Although stories related to the light vary, the most popular legend involves the death of a railroad brakeman. The legend states that the valley once contained railroad tracks and the light is the lantern of the brakeman who was killed while attempting to stop an oncoming train from colliding with railway cars stopped on the tracks. Another story claims the light is the ghost of a slain mail courier, while another says that it is the ghost of an Indian dancing on the power lines that run through the valley. 

Several investigations have tried to prove where the light comes from, and they seem to indicate that it is due to car headlights on the north–south stretch of US 45, approximately five miles (8.0 km) north of the observation area. BUT - if you talk to the locals that have seen the light, they talk about it coming right up to you and swirling around at times - which could not be explained away by headlights.

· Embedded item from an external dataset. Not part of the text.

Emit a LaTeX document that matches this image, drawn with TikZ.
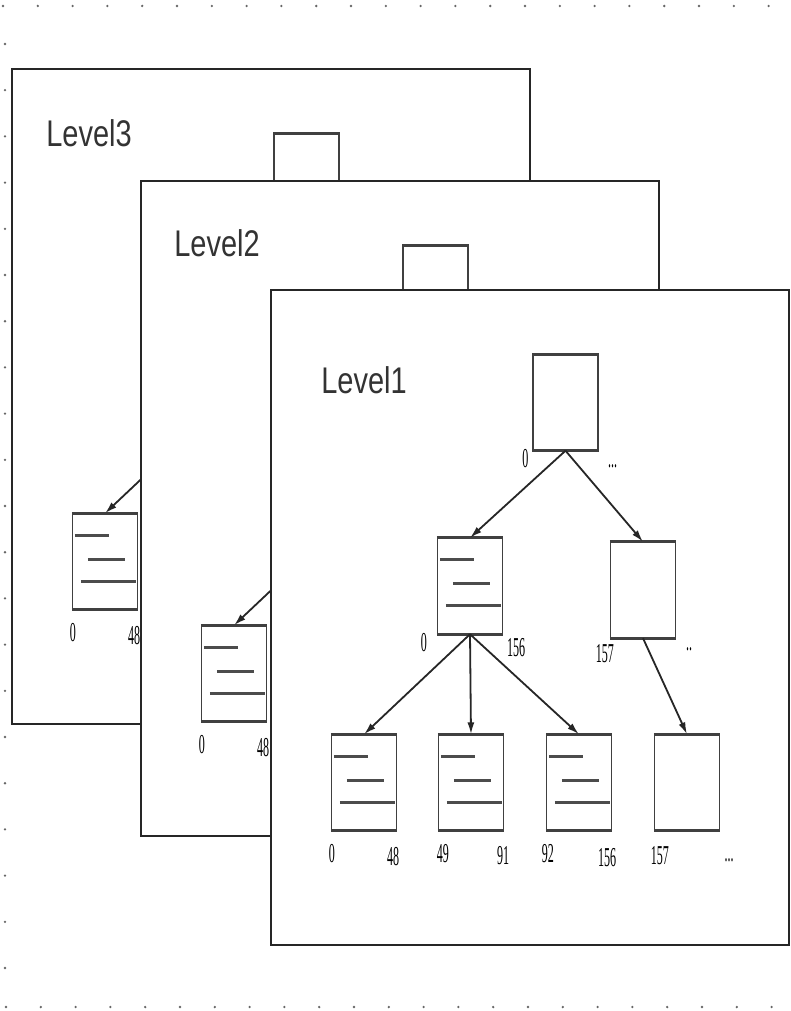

The "Rock Cut" or the "Million Dollar Railroad"

Very close to Mount Arvon in the forests of the Huron Mountains, there is a huge 1,000-foot gash in the solid rock. It was created in the 1890s to run the Iron Range and Huron Bay Railroad from Champion to an ore dock near Skanee.


A group of investors in the Detroit area spent about 2 million dollars and employed 1500 men building a railroad and ore dock. The Rock Cut is a place where they dynamited an almost-impenetrable wall of rock and workers carried away the debris in wheelbarrows.

Around 1893, this slab of the Iron Range & Huron Bay Railroad was finally completed, much to the relief of the men. However, their relief turned to dismay when they learned the Champion Mine stopped producing ore.


Here’s where two stories come into play.  I don’t know which one is true.  The local legend says that the locomotive made it downhill to the bay, returned and could not climb up the steep 8% grade near the Rock Cut. Other sources say that the trains never even ran at all.  It was a failed venture. The company spent $2 million in four years and went bankrupt.

Can you imagine being one of those workers? The railroad they toiled so hard to complete WOULD NEVER BE USED. Shortly after, the railroad was sold for about $100,000 and the tracks were removed and used downstate.

If you look closely, Tim is in this picture - it should give you some indication as to the height of this 1,000-foot gash in the rock.

It is not an easy feat to find the Rock Cut, and it is not recommended to visit in the Spring, as it will be too wet and muddy from the snow melt. Here are the coordinates - 46.73186681031113, -88.17414289753174

The Singing Sands of Bete Grise (Bay-de-gree)

A little further away (about 115 miles) is the signing sands of Bete Grise beach! If you are headed up to Copper Harbor, this might make your list of places to stop at.

When you press down with the palm of your hand on the sand on Bete Grise beach, it actually makes a singing sound and striking it quickly with your hand makes a barking sound!. If the sand is removed from the beach to another location, the phenomenon can’t be replicated.

It’s said that the sound the sand makes is the voice of a Native American maid crying out to her lost lover who died at sea, in Lake Superior. Scientists say the sand sings when perfect conditions are met, such as size of the grains, humidity, and the makeup of the sand. However, they don’t completely understand what creates the phenomenon.

Jimmy Hoffa

Did you know that Jimmy Hoffa had a vacation home about 10 miles south of Two Rivers Motel and Cabins?

That's right! Tepee Lake is just south of Kenton off of FFH16, and Jimmy Hoffa used to have a vacation home there - and it is still owned by the Hoffa family! Some of the locals can tell you stories about when he would come and vacation here. After Jimmy disappeared, the FBI searched the Tepee Lake area to see if any clues could be found as to his where-abouts.


Whether you believe in Sasquatch (Bigfoot) or not, quit a few people in the UP have reported hearing their calls, seeing structures that they built, and even claim to have caught them on trail cams. My advice - just keep your eyes open and your camera ready to take some pictures! Whether you catch a moose or a Bigfoot, either will be a great tale to tell.